__The exercise__
Take the lines of the data below from the very first through the line containing "from matplotlib.patches import Rectangle" and output them exactly, pictures excluded.

__Data segment__
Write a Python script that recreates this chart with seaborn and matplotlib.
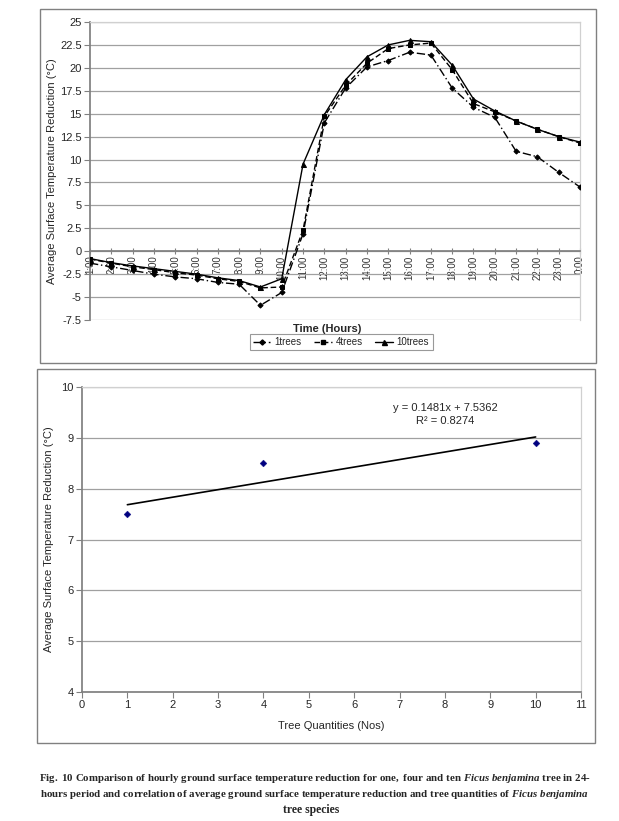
import matplotlib
matplotlib.use("Agg")
import matplotlib.pyplot as plt
import seaborn as sns
import numpy as np
import pandas as pd
from matplotlib.lines import Line2D
from matplotlib.patches import Rectangle

# ---------------- data ----------------
hours = ["1:00", "2:00", "3:00", "4:00", "5:00", "6:00", "7:00", "8:00", "9:00", "10:00",
         "11:00", "12:00", "13:00", "14:00", "15:00", "16:00", "17:00", "18:00", "19:00",
         "20:00", "21:00", "22:00", "23:00", "0:00"]
trees1 = [-1.3, -1.7, -2.1, -2.5, -2.8, -3.0, -3.4, -3.6, -5.9, -4.5,
          1.9, 14.0, 17.8, 20.1, 20.8, 21.7, 21.4, 17.8, 15.7,
          14.6, 10.9, 10.3, 8.6, 7.0]
trees4 = [-0.85, -1.3, -1.7, -2.0, -2.35, -2.6, -3.0, -3.3, -4.0, -3.9,
          2.3, 14.7, 18.1, 20.5, 22.1, 22.5, 22.7, 19.8, 16.1,
          15.2, 14.2, 13.3, 12.5, 11.8]
trees10 = [-0.8, -1.25, -1.6, -1.9, -2.2, -2.5, -2.9, -3.2, -3.9, -3.0,
           9.5, 14.9, 18.7, 21.2, 22.5, 23.0, 22.85, 20.3, 16.6,
           15.3, 14.2, 13.3, 12.5, 11.9]
series_names = ["1trees", "4trees", "10trees"]

tree_qty = [1, 4, 10]
avg_reduction = [7.5, 8.5, 8.9]
trend_slope = 0.1481
trend_intercept = 7.5362
trend_r2 = 0.8274

yticks_top = [-7.5, -5, -2.5, 0, 2.5, 5, 7.5, 10, 12.5, 15, 17.5, 20, 22.5, 25]
yticks_bot = [4, 5, 6, 7, 8, 9, 10]
xticks_bot = list(range(0, 12))

# ---------------- style ----------------
sns.set_theme(style="white")
plt.rcParams["font.family"] = ["Liberation Sans", "DejaVu Sans"]
plt.rcParams["mathtext.fontset"] = "custom"
plt.rcParams["mathtext.rm"] = "Liberation Serif:bold"
plt.rcParams["mathtext.it"] = "Liberation Serif:italic:bold"
plt.rcParams["mathtext.bf"] = "Liberation Serif:bold"

W, H = 619, 821
fig = plt.figure(figsize=(W / 100, H / 100), dpi=100)
fig.patch.set_facecolor("white")

def ax_rect(x0, y0, x1, y1):
    return [x0 / W, 1 - y1 / H, (x1 - x0) / W, (y1 - y0) / H]

# outer boxes
for (x0, y0, x1, y1) in [(40, 9, 596, 363), (37, 369, 595, 743)]:
    fig.add_artist(Rectangle((x0 / W, 1 - y1 / H), (x1 - x0) / W, (y1 - y0) / H,
                             transform=fig.transFigure, fill=False,
                             edgecolor="#808080", linewidth=1.0))

grid_c = "#a0a0a0"

# ---------------- top chart ----------------
ax1 = fig.add_axes(ax_rect(90, 22, 580, 320))
idx = np.arange(len(hours))
df = pd.DataFrame({"idx": np.tile(idx, 3),
                   "val": trees1 + trees4 + trees10,
                   "series": np.repeat(series_names, len(hours))})
styles = {"1trees": dict(ls=(0, (6, 2, 1, 2)), marker="D", ms=2.6),
          "4trees": dict(ls=(0, (4, 2)), marker="s", ms=3.2),
          "10trees": dict(ls="-", marker="^", ms=3.6)}
for name in series_names:
    sub = df[df["series"] == name]
    st = styles[name]
    sns.lineplot(data=sub, x="idx", y="val", ax=ax1, color="black", linewidth=1.0,
                 linestyle=st["ls"], marker=st["marker"], markersize=st["ms"],
                 markeredgecolor="black", markerfacecolor="black", legend=False,
                 zorder=3)

ax1.spines["bottom"].set_position(("data", 0))
ax1.set_xlim(0, 23)
ax1.set_ylim(-7.5, 25)
ax1.set_yticks(yticks_top)
ax1.set_yticklabels([("%g" % v) for v in yticks_top], fontsize=8)
ax1.yaxis.grid(True, color=grid_c, linewidth=0.9)
ax1.set_axisbelow(True)
ax1.set_xticks(idx)
ax1.set_xticklabels(hours, fontsize=7, color="#333333")
for s in ["top", "right"]:
    ax1.spines[s].set_color("#d0d0d0")
    ax1.spines[s].set_linewidth(0.9)
ax1.spines["left"].set_color("#808080")
ax1.spines["bottom"].set_color("#808080")
ax1.tick_params(axis="y", left=True, length=4, width=0.8, color="#808080", pad=2)
ax1.tick_params(axis="x", bottom=True, length=4, width=0.8, color="#808080",
                direction="inout", pad=1, labelrotation=90)
ax1.set_xlabel("")
ax1.set_ylabel("Average Surface Temperature Reduction (°C)", fontsize=8, labelpad=2)

fig.text(327 / W, 1 - 329 / H, "Time (Hours)", ha="center", va="center",
         fontsize=8, fontweight="bold")

handles = []
for name in series_names:
    st = styles[name]
    handles.append(Line2D([], [], color="black", lw=1.0, ls=st["ls"], marker=st["marker"],
                          ms=st["ms"], markerfacecolor="black", markeredgecolor="black"))
leg = fig.legend(handles, series_names, loc="center", bbox_to_anchor=(341 / W, 1 - 342 / H),
                 ncol=3, fontsize=7, frameon=True, fancybox=False, handlelength=1.8,
                 handletextpad=0.4, columnspacing=1.3, borderpad=0.35)
leg.get_frame().set_edgecolor("#808080")
leg.get_frame().set_linewidth(0.8)

# ---------------- bottom chart ----------------
ax2 = fig.add_axes(ax_rect(82, 387, 581, 692))
sns.scatterplot(x=tree_qty, y=avg_reduction, ax=ax2, marker="D", s=12,
                color="#000080", edgecolor="#000080", zorder=4)
trend_x = np.array([min(tree_qty), max(tree_qty)], dtype=float)
trend_y = trend_slope * trend_x + trend_intercept
sns.lineplot(x=trend_x, y=trend_y, ax=ax2, color="black", linewidth=1.2, zorder=3)
ax2.set_xlim(0, 11)
ax2.set_ylim(4, 10)
ax2.set_xticks(xticks_bot)
ax2.set_xticklabels([str(v) for v in xticks_bot], fontsize=8)
ax2.set_yticks(yticks_bot)
ax2.set_yticklabels([str(v) for v in yticks_bot], fontsize=8)
ax2.yaxis.grid(True, color=grid_c, linewidth=0.9)
ax2.set_axisbelow(True)
for s in ["top", "right"]:
    ax2.spines[s].set_color("#d0d0d0")
    ax2.spines[s].set_linewidth(0.9)
ax2.spines["left"].set_color("#808080")
ax2.spines["bottom"].set_color("#808080")
ax2.tick_params(axis="both", left=True, bottom=True, length=4, width=0.8,
                color="#808080", pad=2)
ax2.set_xlabel("Tree Quantities (Nos)", fontsize=8, labelpad=8)
ax2.set_ylabel("Average Surface Temperature Reduction (°C)", fontsize=8, labelpad=5)
ax2.text(8.0, 9.59, "y = %.4fx + %.4f" % (trend_slope, trend_intercept),
         ha="center", va="center", fontsize=8)
ax2.text(8.0, 9.34, "R² = %.4f" % trend_r2, ha="center", va="center", fontsize=8)

# ---------------- caption ----------------
cap1 = (r"$\mathrm{Fig.\ 10\ Comparison\ of\ hourly\ ground\ surface\ temperature\ reduction\ "
        r"for\ one,\ four\ and\ ten\ }\mathit{Ficus\ benjamina}\mathrm{\ tree\ in\ 24\text{-}}$")
cap2 = (r"$\mathrm{hours\ period\ and\ correlation\ of\ average\ ground\ surface\ temperature\ "
        r"reduction\ and\ tree\ quantities\ of\ }\mathit{Ficus\ benjamina}$")
fig.text(315 / W, 1 - 778 / H, cap1, ha="center", va="center", fontsize=7.8)
fig.text(315 / W, 1 - 794 / H, cap2, ha="center", va="center", fontsize=7.8)
fig.text(311 / W, 1 - 810 / H, "tree species", ha="center", va="center", fontsize=8.5,
         family="Liberation Serif", fontweight="bold")

fig.savefig("out.png", dpi=100, facecolor="white")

__Solved exercise__
Write a Python script that recreates this chart with seaborn and matplotlib.
import matplotlib
matplotlib.use("Agg")
import matplotlib.pyplot as plt
import seaborn as sns
import numpy as np
import pandas as pd
from matplotlib.lines import Line2D
from matplotlib.patches import Rectangle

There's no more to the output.